Foundations for the new Martha’s Vineyard Hospital won’t be poured until spring, but already the hospital has big plans for the rooftops.
This week the hospital received notice from the Massachusetts Technology Collaborative, the state’s development agency for renewable energy and the innovation economy, that the hospital will receive a $198,000 design and construction grant for solar electric panels atop the new building.
The $370,000 project calls for 200 photovoltaic panels on south-facing roof surfaces of the new hospital, with a peak generative capacity of about 44 kilowatts. When completed, it will be the largest solar electric installation in Island history.
In a prepared statement this week Tim Walsh, hospital president and chief executive officer, said the hospital plans to seek a silver rating for its new building from the Leadership in Energy and Environmental Design (LEED) program of the U.S. Green Building Council.

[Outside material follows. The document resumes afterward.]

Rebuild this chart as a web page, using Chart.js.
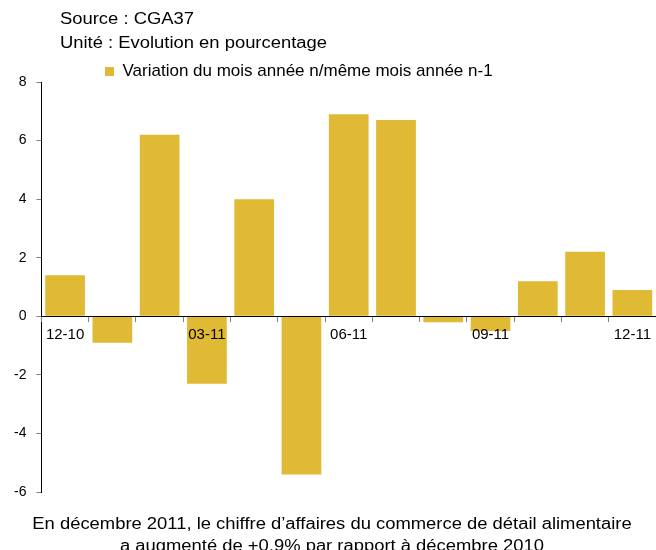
<!DOCTYPE html>
<html>
<head>
<meta charset="utf-8">
<script src="https://cdn.jsdelivr.net/npm/chart.js@4"></script>
<style>
    body { margin: 0; background: #fff; }
    #wrap { position: relative; width: 656px; height: 550px; font-family: "Liberation Sans", Arial, sans-serif; color: #000; }
    #chart { position: absolute; left: 0; top: 0; }
    .header { position: absolute; left: 60px; top: 7px; font-size: 16px; line-height: 24px; transform: scaleX(1.15); transform-origin: left top; white-space: nowrap; }
    .caption { position: absolute; left: 0; width: 664px; top: 513px; font-size: 16px; line-height: 22px; text-align: center; transform: scaleX(1.15); transform-origin: 332px 0; white-space: nowrap; }
</style>
</head>
<body>
<div id="wrap">
    <canvas id="chart" width="656" height="550"></canvas>
    <div class="header">Source : CGA37<br>Unité : Evolution en pourcentage</div>
    <div class="caption">En décembre 2011, le chiffre d’affaires du commerce de détail alimentaire<br>a augmenté de +0,9% par rapport à décembre 2010</div>
</div>
<script>
// Monthly data, Dec 2010 -> Dec 2011
const months = ['12-10', '01-11', '02-11', '03-11', '04-11', '05-11', '06-11',
                '07-11', '08-11', '09-11', '10-11', '11-11', '12-11'];
const variation = [1.4, -0.9, 6.2, -2.3, 4.0, -5.4, 6.9, 6.7, -0.2, -0.5, 1.2, 2.2, 0.9];
const seriesLabel = 'Variation du mois année n/même mois année n-1';
const yTicks = [-6, -4, -2, 0, 2, 4, 6, 8];

const barColor = '#E0B935';
const fontFamily = '"Liberation Sans", Arial, sans-serif';

// the legend sits left of centre and overlaps the top of the plot in the original
const legendShift = {
    id: 'legendShift',
    afterLayout(chart) {
        const lg = chart.legend;
        if (lg) {
            const h = lg.bottom - lg.top;
            lg.left = 105;
            lg.top = 63;
            lg.bottom = lg.top + h;
        }
    }
};

const ctx = document.getElementById('chart').getContext('2d');
new Chart(ctx, {
    type: 'bar',
    data: {
        labels: months,
        datasets: [{
            label: seriesLabel,
            data: variation,
            backgroundColor: barColor,
            borderWidth: 0,
            categoryPercentage: 1,
            barPercentage: 0.84
        }]
    },
    options: {
        responsive: false,
        animation: false,
        layout: { padding: { top: 55, left: 4, right: 0, bottom: 58 } },
        plugins: {
            legend: {
                position: 'top',
                align: 'start',
                labels: {
                    boxWidth: 9,
                    boxHeight: 9,
                    padding: 0,
                    color: '#000',
                    font: { family: fontFamily, size: 17 }
                }
            },
            tooltip: { enabled: false }
        },
        scales: {
            x: {
                position: { y: 0 },
                // month labels and axis line are drawn over the negative bars
                grid: { drawOnChartArea: false, tickLength: 5, color: '#808080', z: 1 },
                border: { color: '#000', width: 1, z: 1 },
                ticks: {
                    z: 1,
                    autoSkip: false,
                    maxRotation: 0,
                    padding: 5,
                    color: '#000',
                    font: { family: fontFamily, size: 15 },
                    callback: function (value, index) {
                        return index % 3 === 0 ? months[index] : '';
                    }
                }
            },
            y: {
                min: yTicks[0],
                max: yTicks[yTicks.length - 1],
                afterBuildTicks: axis => {
                    axis.ticks = yTicks.map(v => ({ value: v }));
                },
                grid: { drawOnChartArea: false, tickLength: 5, color: '#808080' },
                border: { color: '#000', width: 1 },
                ticks: {
                    padding: 10,
                    color: '#000',
                    font: { family: fontFamily, size: 14 }
                }
            }
        }
    },
    plugins: [legendShift]
});
</script>
</body>
</html>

If the effort is successful, the Island hospital will be one of just a handful of hospitals in the United States to receive this high level of certification for earth-friendly design and construction.
“During our capital campaign for funds to construct the new hospital, we heard clearly from the Island community that our supporters wanted a high-performance, environmentally responsible facility,” Mr. Walsh said in the statement.
The new hospital is slated for completion late in 2009. Designers and builders have been incorporating green practices throughout the project. When trees had to be removed for a new entrance drive, they were dug up and replanted rather than chopped down. To recharge rainwater into the ground, a system of leaching basins is being built. And during the construction process, more than 75 per cent of all building waste is being recycled.
“We’re convinced that a greener building is a healthier building — for our staff, our patients and ultimately our community,” Mr. Walsh said.